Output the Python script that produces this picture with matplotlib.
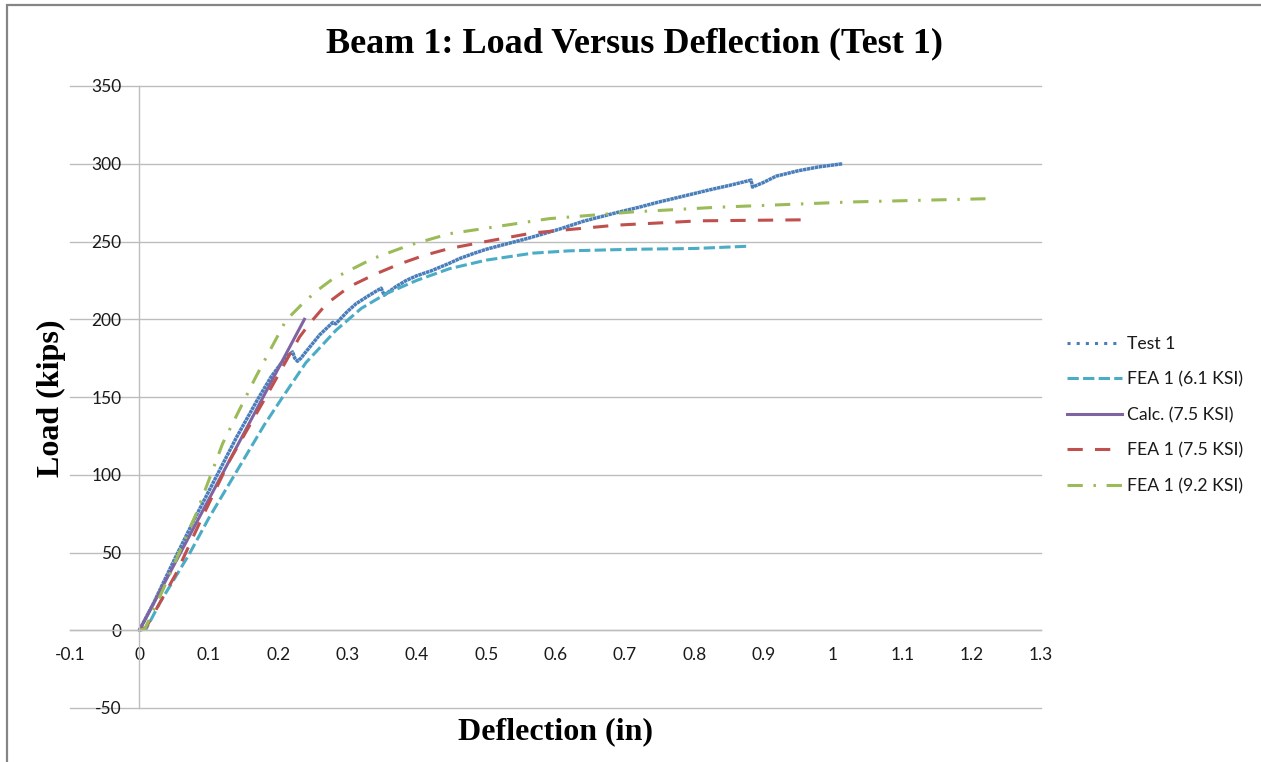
--
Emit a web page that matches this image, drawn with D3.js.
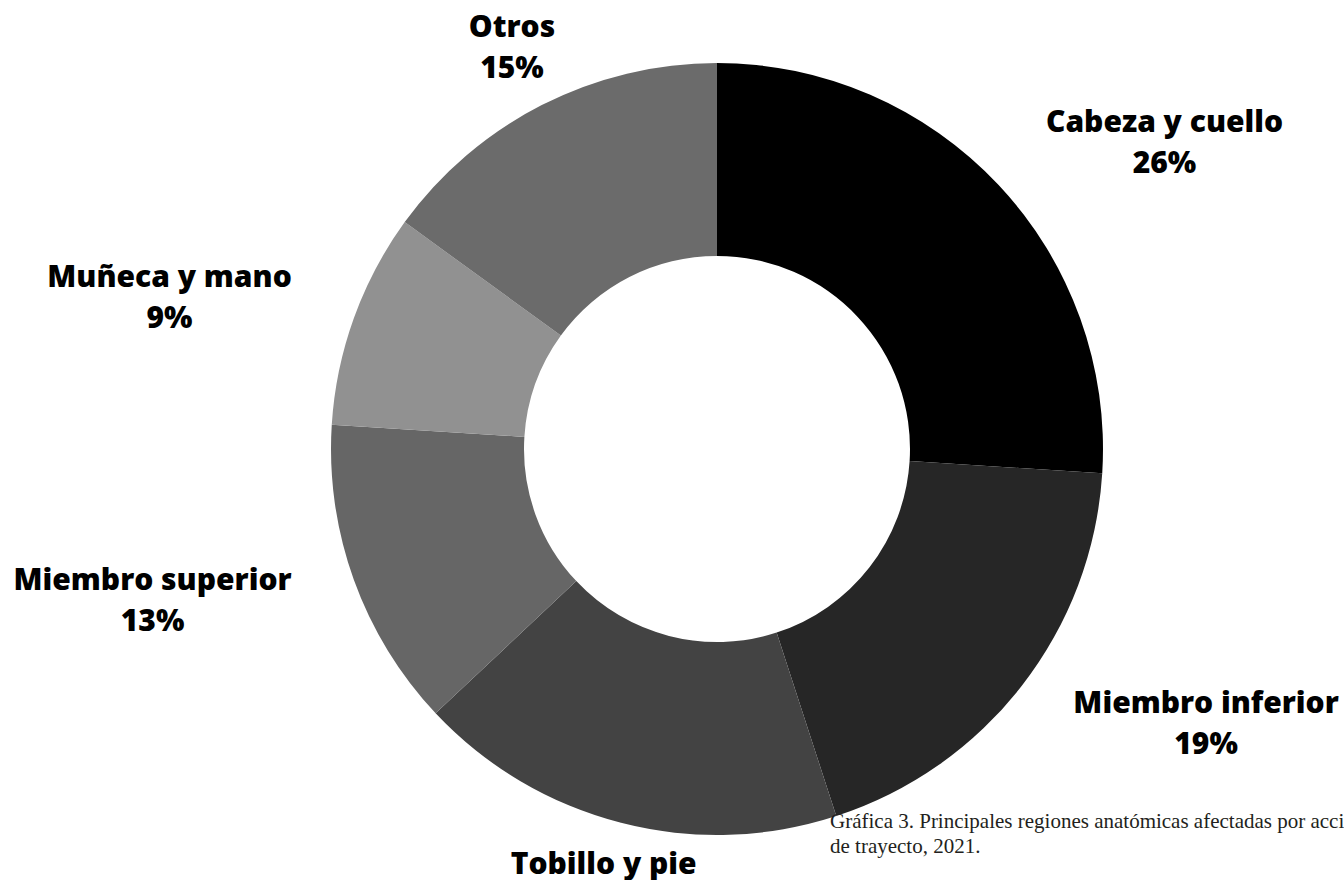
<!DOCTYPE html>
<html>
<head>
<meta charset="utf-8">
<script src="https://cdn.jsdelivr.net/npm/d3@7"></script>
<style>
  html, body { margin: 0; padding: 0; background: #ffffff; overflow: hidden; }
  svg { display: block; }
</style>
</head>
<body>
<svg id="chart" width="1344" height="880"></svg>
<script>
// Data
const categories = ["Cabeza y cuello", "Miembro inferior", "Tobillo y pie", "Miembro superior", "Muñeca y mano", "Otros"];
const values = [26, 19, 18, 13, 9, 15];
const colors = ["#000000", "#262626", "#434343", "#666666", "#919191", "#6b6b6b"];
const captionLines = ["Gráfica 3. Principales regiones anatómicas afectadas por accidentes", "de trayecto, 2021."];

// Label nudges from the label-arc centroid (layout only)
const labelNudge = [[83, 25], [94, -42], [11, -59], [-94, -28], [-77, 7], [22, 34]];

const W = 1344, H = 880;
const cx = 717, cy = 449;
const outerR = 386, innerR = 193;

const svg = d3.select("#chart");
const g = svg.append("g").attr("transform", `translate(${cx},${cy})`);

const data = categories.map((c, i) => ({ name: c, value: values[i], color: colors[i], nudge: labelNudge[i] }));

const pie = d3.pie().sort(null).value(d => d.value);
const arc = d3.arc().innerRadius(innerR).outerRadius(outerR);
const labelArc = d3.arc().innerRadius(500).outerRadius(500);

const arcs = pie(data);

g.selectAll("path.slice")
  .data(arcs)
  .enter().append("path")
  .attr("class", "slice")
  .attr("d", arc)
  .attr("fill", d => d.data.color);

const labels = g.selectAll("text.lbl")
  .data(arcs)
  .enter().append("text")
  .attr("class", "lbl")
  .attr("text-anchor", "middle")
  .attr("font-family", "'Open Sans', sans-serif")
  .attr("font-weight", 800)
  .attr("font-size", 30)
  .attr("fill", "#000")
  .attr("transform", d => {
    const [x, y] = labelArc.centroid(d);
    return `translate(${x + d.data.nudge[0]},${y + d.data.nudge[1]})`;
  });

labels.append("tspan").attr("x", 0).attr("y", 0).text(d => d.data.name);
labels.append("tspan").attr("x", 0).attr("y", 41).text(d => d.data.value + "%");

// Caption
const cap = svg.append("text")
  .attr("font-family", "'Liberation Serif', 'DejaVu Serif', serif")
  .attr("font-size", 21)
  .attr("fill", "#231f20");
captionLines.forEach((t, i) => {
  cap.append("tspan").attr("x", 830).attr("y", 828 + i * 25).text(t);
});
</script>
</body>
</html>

_TASK DETAILS_
Gather all lines where the word "script" appears.

_TASK SOLUTION_
Output the Python script that produces this picture with matplotlib.
<script src="https://cdn.jsdelivr.net/npm/d3@7"></script>
<script>
</script>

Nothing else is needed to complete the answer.